Mei takes Jin, but cannot kill him and urges that they cannot be together either. He walks away, begging her to go with him. She refuses. Moments later after some more visual treasures, Mei rides after Jin, but is stabbed by a dagger set out by Leo. Jin returns to find Mei dying. Jin and Leo then have an incredible fight scene. However, the sequence goes on for quite a while and is overly exaggerated. The scene goes from a warm autumn wood to a cold white snow storm dashed with deep crimson. Mei awakes and threatens to remove the dagger ending her life. She does and Jin and Leo walk away. End.
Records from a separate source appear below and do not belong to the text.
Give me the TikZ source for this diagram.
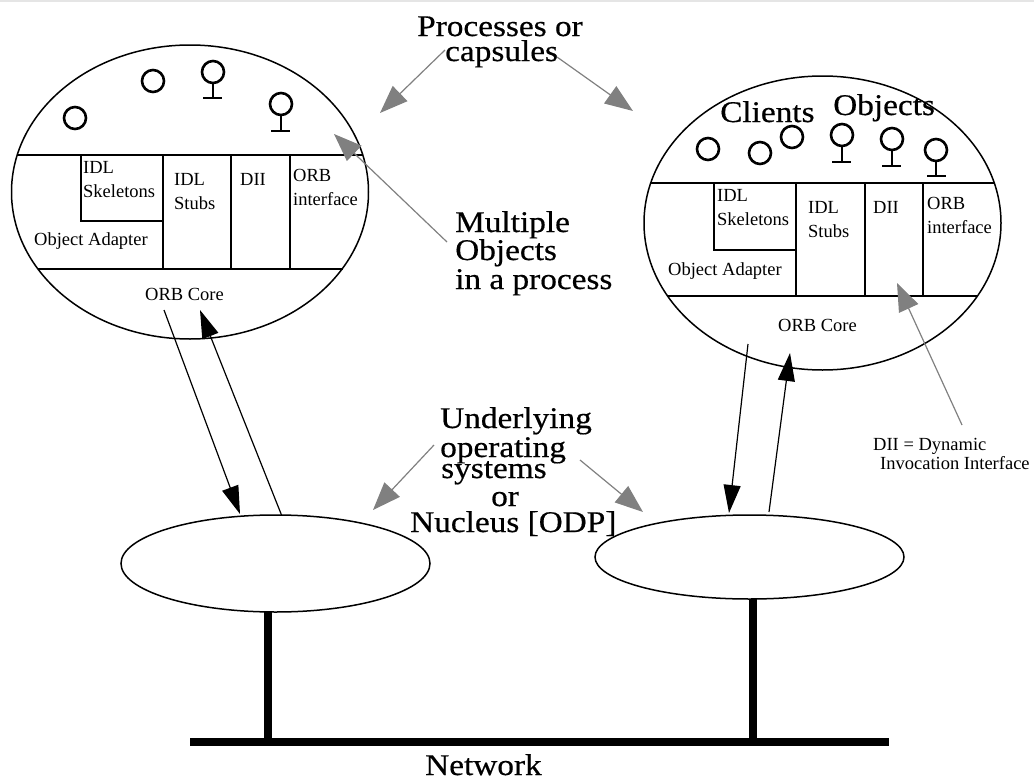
\documentclass[tikz,border=0pt]{standalone}
\usepackage{fontspec}
\setmainfont{Liberation Serif}
\newfontfamily\bigserif[FakeStretch=1.11,FakeBold=0.5]{Liberation Serif}
\usetikzlibrary{arrows.meta,shapes.geometric}
\tikzset{
    biglabel/.style={font=\bigserif\fontsize{30}{31}\selectfont, anchor=base west, inner sep=0pt},
    smalllabel/.style={font=\fontsize{18.5}{20}\selectfont, anchor=base west, inner sep=0pt},
    capsule/.style={draw, ellipse, line width=1.5pt, inner sep=0pt, minimum width=357pt, minimum height=294pt},
    nucleus/.style={draw, ellipse, line width=1.5pt, inner sep=0pt, minimum width=309pt},
    wall/.style={line width=1.5pt},
    bubble/.style={line width=2.6pt},
    callarrow/.style={-{Triangle[length=28pt,width=17pt]}, line width=1.2pt},
    notearrow/.style={-{Triangle[length=28pt,width=21pt]}, line width=1.2pt, gray},
    netline/.style={line width=8pt},
    stemline/.style={line width=7.5pt}
}
\begin{document}
\begin{tikzpicture}[x=1pt,y=-1pt]
    \useasboundingbox (0,0) rectangle (1034,779);
    \fill[gray!20] (0,0) rectangle (1034,1.5);

    % process capsules and operating systems
    \node[capsule] (capl) at (190,192) {};
    \node[capsule] (capr) at (822.5,223) {};
    \node[nucleus, minimum height=97pt] (nucl) at (275.5,563.5) {};
    \node[nucleus, minimum height=84pt] (nucr) at (749.5,557) {};

    % left capsule, layers
    \draw[wall] (17,155) -- (363,155);
    \draw[wall] (38,269) -- (343,269);
    \draw[wall] (81,155) |- (163,221);
    \draw[wall] (163,155) -- (163,269);
    \draw[wall] (231,155) -- (231,269);
    \draw[wall] (290,155) -- (290,269);

    % right capsule, layers
    \draw[wall] (651,183) -- (994,183);
    \draw[wall] (668,296) -- (977,296);
    \draw[wall] (714,183) |- (796,250);
    \draw[wall] (796,183) -- (796,296);
    \draw[wall] (865,183) -- (865,296);
    \draw[wall] (923,183) -- (923,296);

    % left capsule, clients
    \draw[bubble] (75,118) circle (11);
    \draw[bubble] (153,81) circle (11);
    % left capsule, objects
    \draw[bubble] (213,72) circle (11);
    \draw[bubble] (213,83) -- (213,98) (203,98) -- (222,98);
    \draw[bubble] (281,104) circle (11);
    \draw[bubble] (281,115) -- (281,131) (271,131) -- (290,131);

    % right capsule, clients
    \draw[bubble] (708,149) circle (11);
    \draw[bubble] (760,153) circle (11);
    \draw[bubble] (792,137) circle (11);
    % right capsule, objects
    \draw[bubble] (842,135) circle (11);
    \draw[bubble] (842,146) -- (842,162) (832,162) -- (851,162);
    \draw[bubble] (892,139) circle (11);
    \draw[bubble] (892,150) -- (892,166) (882,166) -- (901,166);
    \draw[bubble] (936,150) circle (11);
    \draw[bubble] (936,161) -- (936,176) (927,176) -- (946,176);

    % left capsule, labels
    \node[smalllabel] (idlskl) at (83,173) {IDL};
    \node[smalllabel] (skell) at (83,197) {Skeletons};
    \node[smalllabel] (idlstl) at (174,185) {IDL};
    \node[smalllabel] (stubl) at (174,209) {Stubs};
    \node[smalllabel] (diil) at (240,185) {DII};
    \node[smalllabel] (orbl) at (293,181) {ORB};
    \node[smalllabel] (ifacel) at (293,205) {interface};
    \node[smalllabel] (adaptl) at (34,245) {Object Adapter};
    \node[smalllabel] (corel) at (145,300) {ORB Core};

    % right capsule, labels
    \node[smalllabel] (idlskr) at (717,201) {IDL};
    \node[smalllabel] (skelr) at (717,225) {Skeletons};
    \node[smalllabel] (idlstr) at (808,213) {IDL};
    \node[smalllabel] (stubr) at (808,237) {Stubs};
    \node[smalllabel] (diir) at (873,213) {DII};
    \node[smalllabel] (orbr) at (927,209) {ORB};
    \node[smalllabel] (ifacer) at (927,233) {interface};
    \node[smalllabel] (adaptr) at (668,275) {Object Adapter};
    \node[smalllabel] (corer) at (778,331) {ORB Core};
    \node[biglabel] (clients) at (720,122) {Clients};
    \node[biglabel] (objects) at (833,115) {Objects};

    % remarks
    \node[biglabel] (proca) at (417,36) {Processes or};
    \node[biglabel] (procb) at (445,61) {capsules};
    \node[biglabel] (multa) at (455,232) {Multiple};
    \node[biglabel] (multb) at (455,260) {Objects};
    \node[biglabel] (multc) at (455,289) {in a process};
    \node[biglabel] (unda) at (440,428) {Underlying};
    \node[biglabel] (undb) at (440,457) {operating};
    \node[biglabel] (undc) at (441,478) {systems};
    \node[biglabel] (undd) at (491,506) {or};
    \node[biglabel] (unde) at (410,532) {Nucleus [ODP]};
    \node[biglabel] (network) at (425,775) {Network};
    \node[smalllabel] (diia) at (873,450) {DII = Dynamic};
    \node[smalllabel] (diib) at (880,469) {Invocation Interface};

    % calls between capsules and operating systems
    \coordinate (lcallt) at (164,310);
    \coordinate (lcallb) at (240,514);
    \coordinate (lrett) at (200,310);
    \coordinate (lretb) at (281.5,515);
    \coordinate (rcallt) at (748,344);
    \coordinate (rcallb) at (729,513);
    \coordinate (rrett) at (790,353);
    \coordinate (rretb) at (769,512);
    \draw[callarrow] (lcallt) -- (lcallb);
    \draw[callarrow] (lretb) -- (lrett);
    \draw[callarrow] (rcallt) -- (rcallb);
    \draw[callarrow] (rretb) -- (rrett);

    % gray pointers from the remarks
    \coordinate (procl) at (380,113);
    \coordinate (procr) at (633,111);
    \coordinate (multp) at (334,134);
    \coordinate (diip) at (897,283);
    \coordinate (undl) at (373,510);
    \coordinate (undr) at (643,512);
    \draw[notearrow] (445,50) -- (procl);
    \draw[notearrow] (557,57) -- (procr);
    \draw[notearrow] (447,242) -- (multp);
    \draw[notearrow] (962,425) -- (diip);
    \draw[notearrow] (434,445) -- (undl);
    \draw[notearrow] (580,460) -- (undr);

    % network
    \coordinate (netw) at (190,742);
    \coordinate (nete) at (889,742);
    \draw[netline] (netw) -- (nete);
    \draw[stemline] (268,612) -- (268,742);
    \draw[stemline] (753,599) -- (753,742);

\end{tikzpicture}
\end{document}
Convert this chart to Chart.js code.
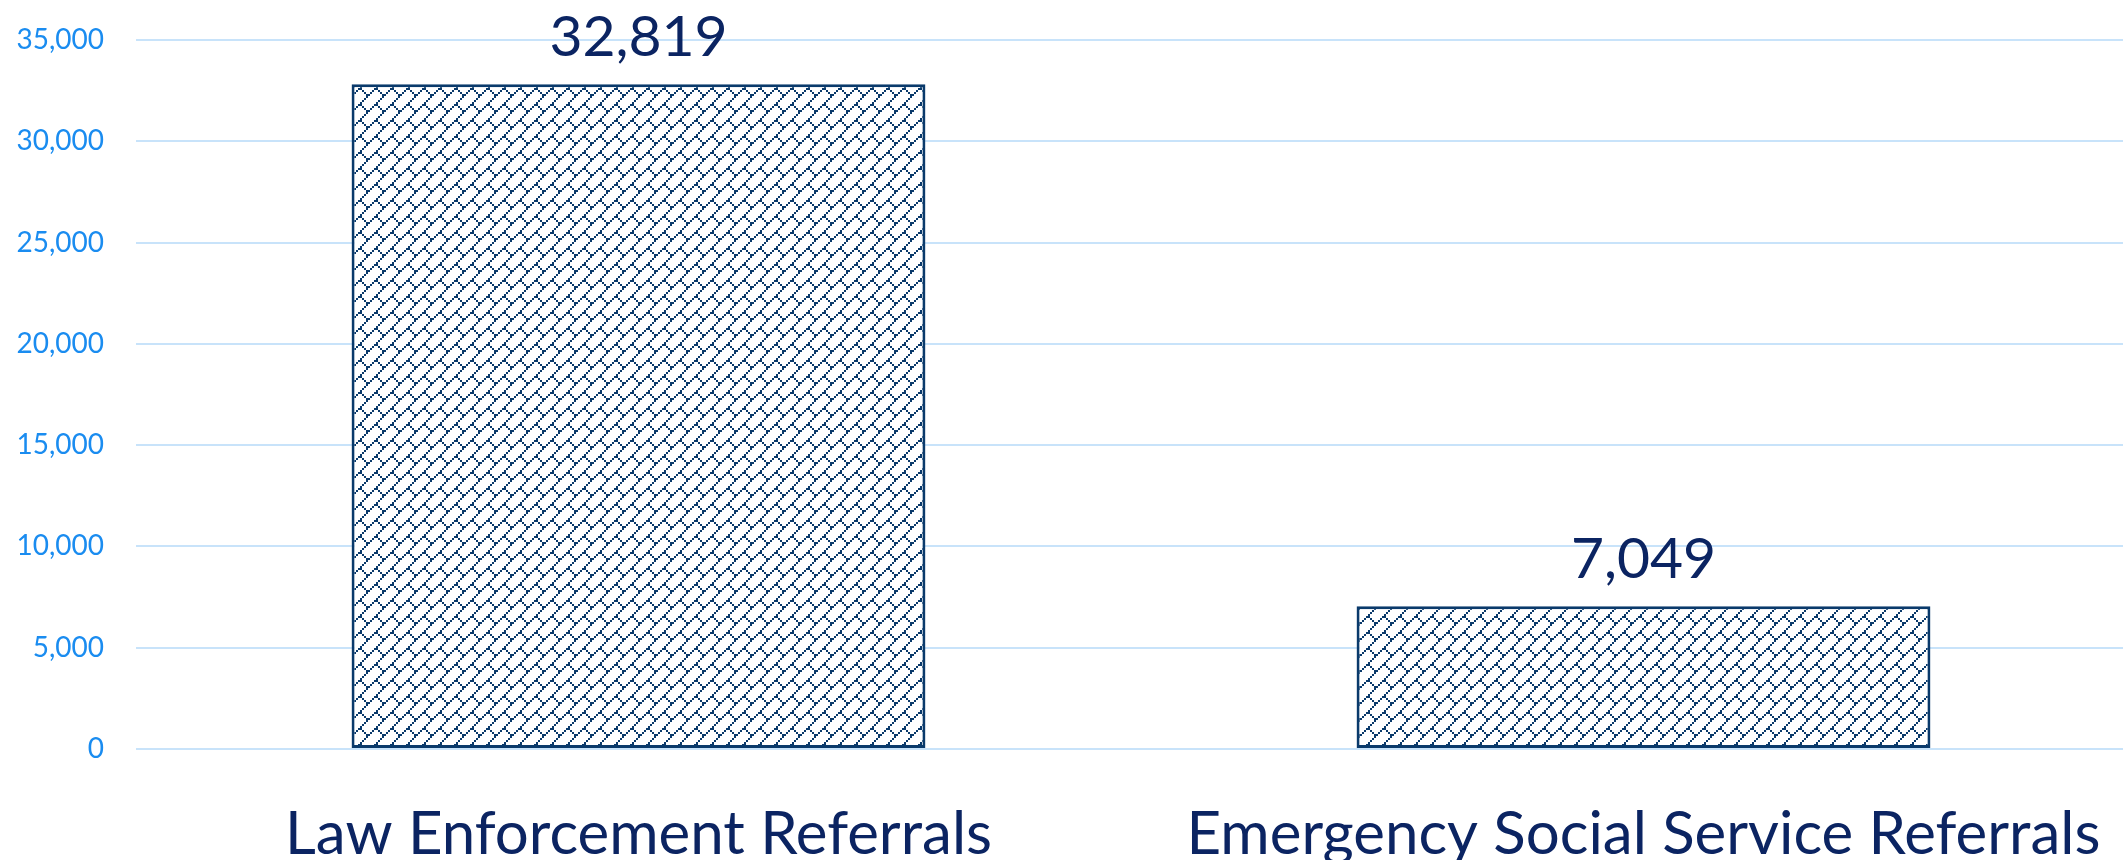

‘The House of Flying Daggers’ is never less then hypnotic making for a true visual masterpiece. Rich tints dominate the screen offering a vibrant colour palette along with impressive martial arts sequences filmed with immense artistry and glorious cinematography at which every frame exudes an impeccable sensuality and grandeur. It makes it almost impossible to decide which scene I found most visually enjoyable. The Peony Pavilion in particular is a marvellous set, resplendent with detail and the introducing place to the unbelievably beautiful Mei. Her performance for Captain Jin, who is dressed in disguise, is a sheer delight. Mei’s haunting voice and graceful dancing is set ablaze with her luxuriously colourful costumes, regal setting and the slow motion frames of her incredibly flexible dance moves. The bamboo forest drenched in green lusciousness is another gem. The fog obscured forest erupts into a superbly intricate vertical battle, where the fighters run high atop the bamboo forest, use them as weapons and use them as balancing beams. It’s probably the best fight scene in the entire film. The daggers are also important to mention as they are used to represent the film as a whole. Zhang’s camera tracks the knives Matrix-style as they leave the hand of the thrower, spin through the air and slam into their targets. It’s beautiful to watch and masks their real deadliness.
‘The House of Flying Daggers’ is visually beautiful and displays martial art sequences in a new and intrinsically artistic way. The story and characters are sometimes lacking but it doesn’t harm the film majorly. The twists are unexpected and the film is gracious and unique.